We walked down the main drag, and stopped at the meeting point of the city. One one side stood the Ottoman district; on the other it was Austrian. We crossed into Central European pastels and rococo flair as we visited a Croat Catholic church holding mass in Croatian and Latin. And then on to the Serbian Orthodox church with its iconography.

We spoke of the siege of the city. I asked Adnan what he remembered from the time. He was only 6 then, but he remembered the trials of finding water and the disappearance of his uncle. Parts of the city still bear the pockmarks of those days.

Today Bosnia is quiet and holding together in complexity. There are literally 3 presidents, one Serb, one Croat and one Bosniak. There are 14 governments in charge from federal to different cantons. It is quite complex and quiet here, but not always as there was protests recently against the corruption taking place.

The tour ended at the eternal flame marker for those who perished in the fight to liberate Yugoslavia during WWII.

The thing that I can't help wondering about is what Yugoslavia would be like today if it hadn't crumbled.
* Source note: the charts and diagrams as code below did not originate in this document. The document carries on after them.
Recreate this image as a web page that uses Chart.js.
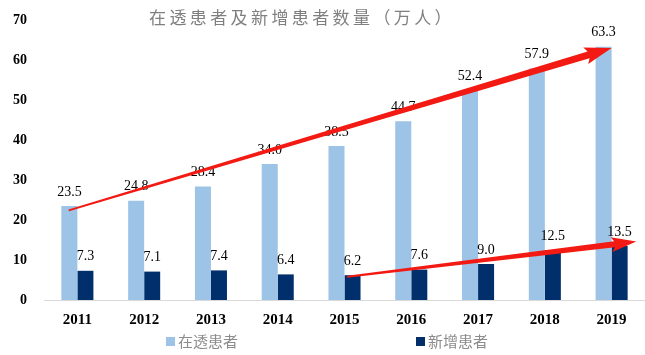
<!DOCTYPE html>
<html>
<head>
<meta charset="utf-8">
<script src="https://cdn.jsdelivr.net/npm/chart.js@4/dist/chart.umd.min.js"></script>
<style>
  html, body { margin: 0; padding: 0; background: #fff; }
  #wrap { position: relative; width: 645px; height: 355px; }
  #legend { position: absolute; left: 0; top: 331px; width: 645px; height: 20px;
            font-family: "Noto Sans CJK SC", sans-serif; font-size: 15px; color: #8c8c8c; }
  .item { position: absolute; top: 0; line-height: 20px; white-space: nowrap; }
  .box { display: inline-block; width: 9px; height: 9px; margin-right: 3px; vertical-align: 1px; }
</style>
</head>
<body>
<div id="wrap">
  <canvas id="c" width="645" height="355"></canvas>
  <div id="legend"></div>
</div>
<script>
// ---- data ----
const years = ['2011', '2012', '2013', '2014', '2015', '2016', '2017', '2018', '2019'];
const onDialysis = [23.5, 24.8, 28.4, 34.0, 38.5, 44.7, 52.4, 57.9, 63.3];
const newPatients = [7.3, 7.1, 7.4, 6.4, 6.2, 7.6, 9.0, 12.5, 13.5];
const seriesNames = ['在透患者', '新增患者'];
const chartTitle = '在透患者及新增患者数量（万人）';
const yMin = 0, yMax = 70, yStep = 10;
// trend arrows in data coordinates [category index, value]
const trendArrowFrom1 = [-0.13, 22.4];
const trendArrowTo1 = [8.0, 63.0];
const trendArrowFrom2 = [4.04, 5.8];
const trendArrowTo2 = [8.37, 14.6];

const colors = ['#9dc3e6', '#002f6c'];

const titlePlugin = {
  id: 'titleText',
  afterDraw(chart) {
    const ctx = chart.ctx;
    ctx.save();
    ctx.font = '17px "Noto Sans CJK SC"';
    ctx.letterSpacing = '3.4px';
    ctx.fillStyle = '#7f7f7f';
    ctx.textAlign = 'center';
    ctx.textBaseline = 'middle';
    ctx.fillText(chartTitle, 302, 18);
    ctx.restore();
  }
};

function drawArrow(ctx, x0, y0, x1, y1, w0, w1, headLen, headW) {
  const dx = x1 - x0, dy = y1 - y0;
  const len = Math.hypot(dx, dy);
  const ux = dx / len, uy = dy / len;
  const nx = -uy, ny = ux;
  const bx = x1 - ux * headLen, by = y1 - uy * headLen;
  ctx.beginPath();
  ctx.moveTo(x0 + nx * w0 / 2, y0 + ny * w0 / 2);
  ctx.lineTo(bx + nx * w1 / 2, by + ny * w1 / 2);
  ctx.lineTo(bx + nx * headW / 2 - ux * 3, by + ny * headW / 2 - uy * 3);
  ctx.lineTo(x1, y1);
  ctx.lineTo(bx - nx * headW / 2 - ux * 3, by - ny * headW / 2 - uy * 3);
  ctx.lineTo(bx - nx * w1 / 2, by - ny * w1 / 2);
  ctx.lineTo(x0 - nx * w0 / 2, y0 - ny * w0 / 2);
  ctx.closePath();
  ctx.fill();
}

const labelsAndArrows = {
  id: 'labelsAndArrows',
  afterDatasetsDraw(chart) {
    const ctx = chart.ctx;
    ctx.save();
    ctx.font = '14px "Liberation Serif"';
    ctx.fillStyle = '#000';
    ctx.textAlign = 'center';
    ctx.textBaseline = 'bottom';
    chart.data.datasets.forEach((ds, i) => {
      chart.getDatasetMeta(i).data.forEach((el, j) => {
        ctx.fillText(ds.data[j].toFixed(1), el.x, el.y - 7);
      });
    });
    const xs = chart.scales.x, ys = chart.scales.y;
    const px = v => xs.getPixelForValue(v);
    const py = v => ys.getPixelForValue(v);
    ctx.fillStyle = '#f21a12';
    drawArrow(ctx, px(trendArrowFrom1[0]), py(trendArrowFrom1[1]),
              px(trendArrowTo1[0]), py(trendArrowTo1[1]), 2, 7, 24, 17);
    drawArrow(ctx, px(trendArrowFrom2[0]), py(trendArrowFrom2[1]),
              px(trendArrowTo2[0]), py(trendArrowTo2[1]), 2, 6, 22, 15);
    ctx.restore();
  }
};

const chart = new Chart(document.getElementById('c'), {
  type: 'bar',
  data: {
    labels: years,
    datasets: [
      { label: seriesNames[0], data: onDialysis, backgroundColor: colors[0] },
      { label: seriesNames[1], data: newPatients, backgroundColor: colors[1] }
    ]
  },
  options: {
    responsive: false,
    animation: false,
    layout: { padding: { top: 20, bottom: 23, left: 4, right: 0 } },
    datasets: { bar: { categoryPercentage: 0.48, barPercentage: 1.0 } },
    plugins: { legend: { display: false }, tooltip: { enabled: false } },
    scales: {
      x: {
        grid: { display: false },
        border: { display: true, color: '#d9d9d9', width: 1 },
        ticks: { color: '#000', padding: 3, font: { family: 'Liberation Serif', size: 15, weight: 'bold' } }
      },
      y: {
        min: yMin, max: yMax,
        grid: { display: false },
        border: { display: false },
        ticks: { stepSize: yStep, color: '#000', padding: 9, font: { family: 'Liberation Serif', size: 14, weight: 'bold' } }
      }
    }
  },
  plugins: [titlePlugin, labelsAndArrows]
});

// HTML legend
const legend = document.getElementById('legend');
const legendX = [166, 416];
seriesNames.forEach((name, i) => {
  const it = document.createElement('div');
  it.className = 'item';
  it.style.left = legendX[i] + 'px';
  it.innerHTML = '<span class="box" style="background:' + colors[i] + '"></span>' + name;
  legend.appendChild(it);
});
</script>
</body>
</html>
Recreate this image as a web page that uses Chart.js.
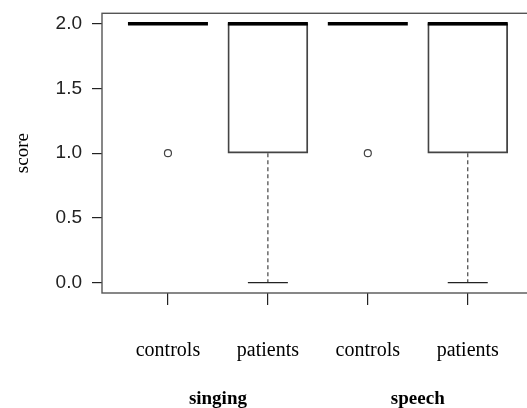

Slightly more open and prosperous during the Cold War, it was in better economic shape at the fall of the Berlin Wall than its neighbors. A Yugoslavia whole would likely be in the European Union today, on par with Poland or the Czech Republic or the Baltic states. Yet the petty wars arrested the development of all parties and set it back for years.
Did Yugoslavia need to break? Perhaps not, if better leadership inside, and outside the country, had worked to keep it whole. There are many parties who bear responsibility for the destruction of Yugoslavia, and the bloodshed that followed. If Slovenia and Croatia hadn't been allowed to so quickly secede and their departures recognized by Germany among others, perhaps a whole Yugoslavia could have been saved. 

But those inside the country hunkered down on petty divisions, and those outside such as the U.S. bought into the speciousness of the “ancient hatred thesis” i.e. that these tribes had always been fighting and it wasn't worth getting involved.  So the situation was left to fester (But I can't blame the Clinton administration too much while Syria continues to burn). My counterfactual conjecture matters not. The best I can hope for is that these lands will all once again be united in the European Union, but even that is years away.